All lines in the records below from the line with "Convert this diagram to TikZ code." through the line with "(0,0) rectangle (595pt,-749pt);" are to be given again exactly, both ends included; the pictures are to be left out.

◆ Record excerpts:

######

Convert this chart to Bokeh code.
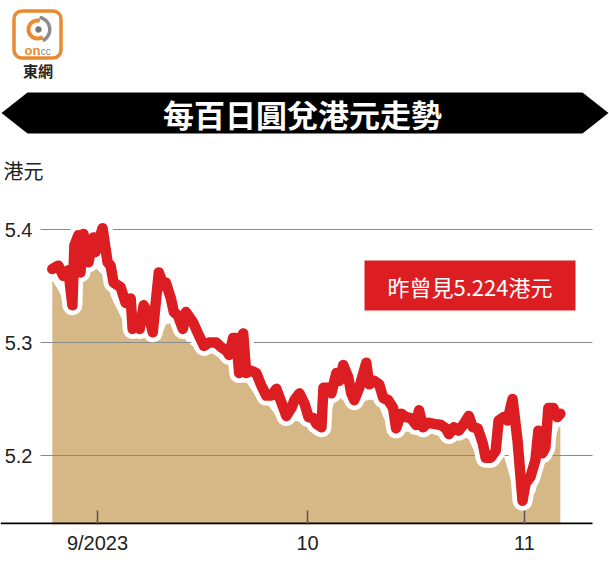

######

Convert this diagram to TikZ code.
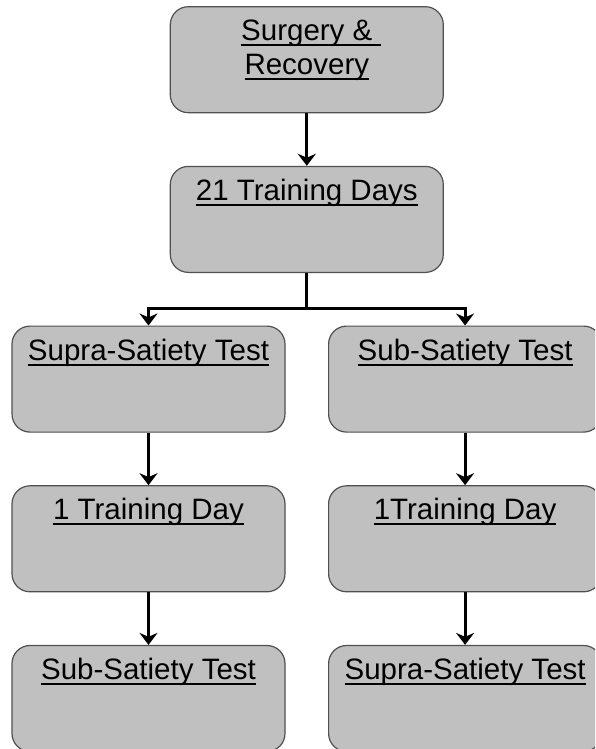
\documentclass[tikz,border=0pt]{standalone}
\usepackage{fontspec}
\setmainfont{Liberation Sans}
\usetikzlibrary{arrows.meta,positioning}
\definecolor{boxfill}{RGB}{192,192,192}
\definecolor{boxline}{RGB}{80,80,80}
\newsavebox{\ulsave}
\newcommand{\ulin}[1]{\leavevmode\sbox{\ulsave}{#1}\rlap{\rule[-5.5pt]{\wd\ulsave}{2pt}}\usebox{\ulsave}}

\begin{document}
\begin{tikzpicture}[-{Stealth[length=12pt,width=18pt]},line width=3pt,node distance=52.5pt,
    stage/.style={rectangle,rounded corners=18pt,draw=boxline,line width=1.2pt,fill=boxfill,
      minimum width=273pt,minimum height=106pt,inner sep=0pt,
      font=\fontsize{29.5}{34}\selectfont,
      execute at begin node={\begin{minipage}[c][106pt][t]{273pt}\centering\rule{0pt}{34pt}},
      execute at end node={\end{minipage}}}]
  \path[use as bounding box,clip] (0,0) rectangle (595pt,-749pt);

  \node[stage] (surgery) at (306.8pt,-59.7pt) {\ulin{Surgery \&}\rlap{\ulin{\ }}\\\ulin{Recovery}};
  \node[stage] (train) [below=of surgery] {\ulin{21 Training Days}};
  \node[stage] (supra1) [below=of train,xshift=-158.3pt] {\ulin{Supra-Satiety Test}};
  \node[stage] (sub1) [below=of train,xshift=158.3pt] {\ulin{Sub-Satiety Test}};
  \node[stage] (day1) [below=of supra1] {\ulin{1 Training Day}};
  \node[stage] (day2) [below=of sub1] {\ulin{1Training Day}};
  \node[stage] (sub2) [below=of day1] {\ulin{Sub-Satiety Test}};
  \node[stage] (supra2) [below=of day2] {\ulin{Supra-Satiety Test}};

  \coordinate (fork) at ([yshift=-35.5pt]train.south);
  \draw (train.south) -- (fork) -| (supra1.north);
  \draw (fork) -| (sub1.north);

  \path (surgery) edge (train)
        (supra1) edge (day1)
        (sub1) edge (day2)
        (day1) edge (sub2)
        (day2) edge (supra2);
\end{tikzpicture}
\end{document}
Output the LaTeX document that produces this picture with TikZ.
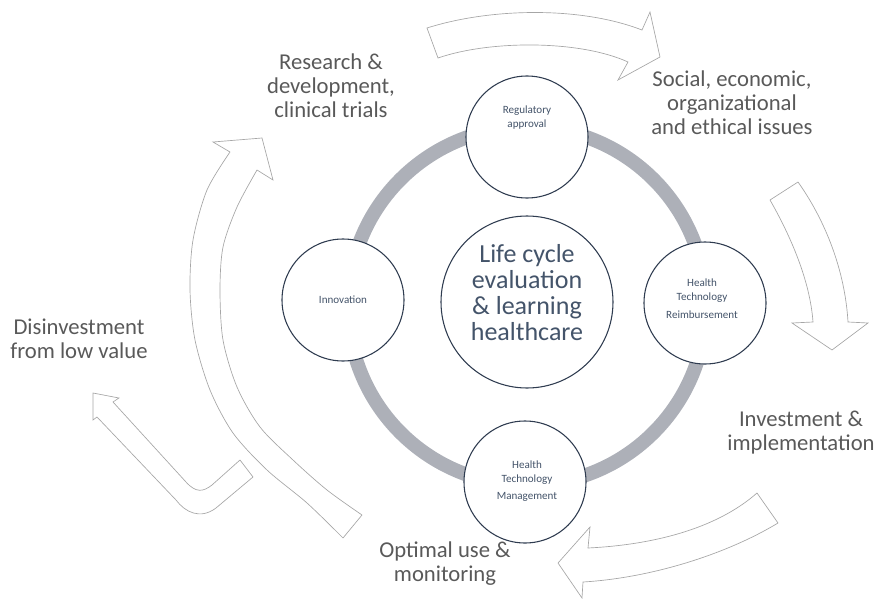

######

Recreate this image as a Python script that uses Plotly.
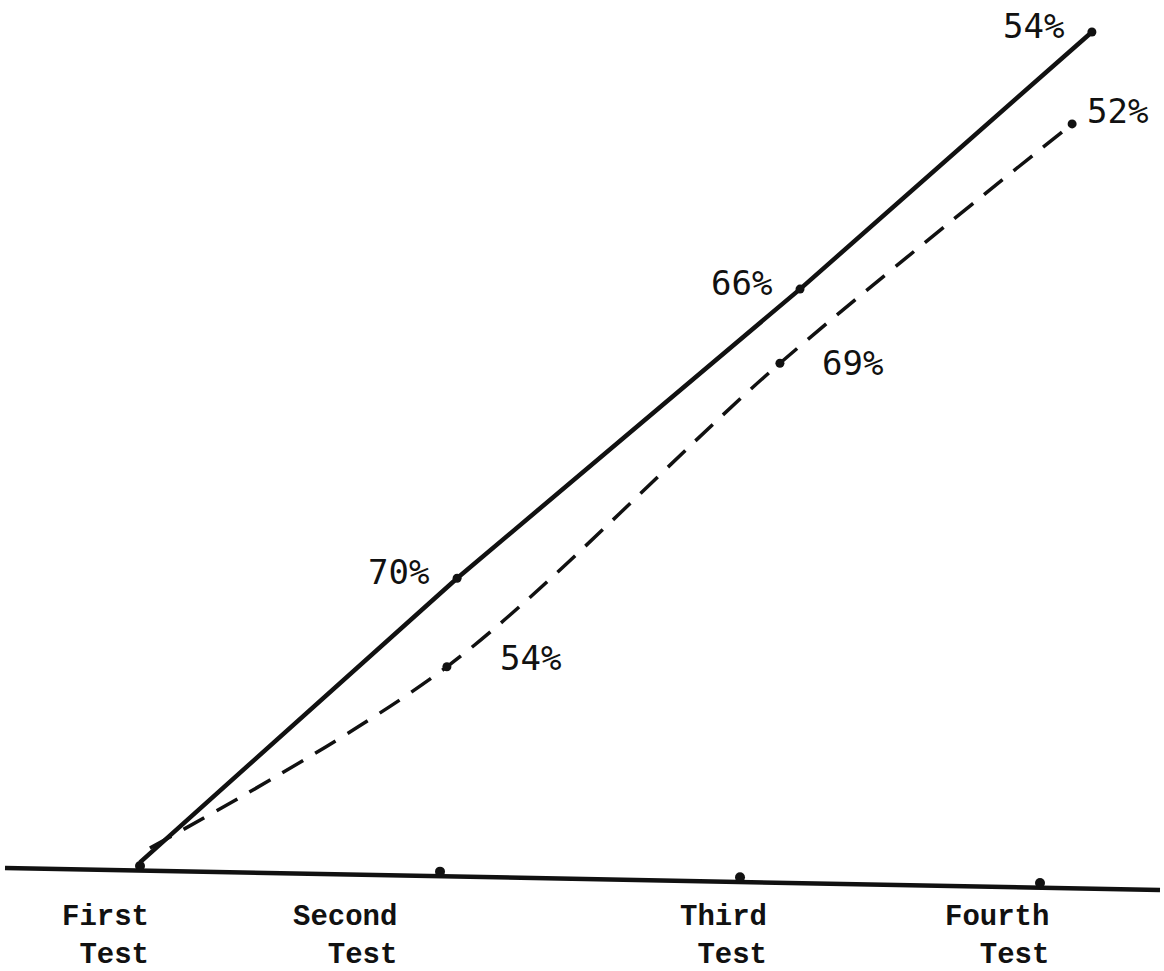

######

◆ Exercise result:
Convert this diagram to TikZ code.
\documentclass[tikz,border=0pt]{standalone}
\usepackage{fontspec}
\setmainfont{Liberation Sans}
\usetikzlibrary{arrows.meta,positioning}
\definecolor{boxfill}{RGB}{192,192,192}
\definecolor{boxline}{RGB}{80,80,80}
\newsavebox{\ulsave}
\newcommand{\ulin}[1]{\leavevmode\sbox{\ulsave}{#1}\rlap{\rule[-5.5pt]{\wd\ulsave}{2pt}}\usebox{\ulsave}}

\begin{document}
\begin{tikzpicture}[-{Stealth[length=12pt,width=18pt]},line width=3pt,node distance=52.5pt,
    stage/.style={rectangle,rounded corners=18pt,draw=boxline,line width=1.2pt,fill=boxfill,
      minimum width=273pt,minimum height=106pt,inner sep=0pt,
      font=\fontsize{29.5}{34}\selectfont,
      execute at begin node={\begin{minipage}[c][106pt][t]{273pt}\centering\rule{0pt}{34pt}},
      execute at end node={\end{minipage}}}]
  \path[use as bounding box,clip] (0,0) rectangle (595pt,-749pt);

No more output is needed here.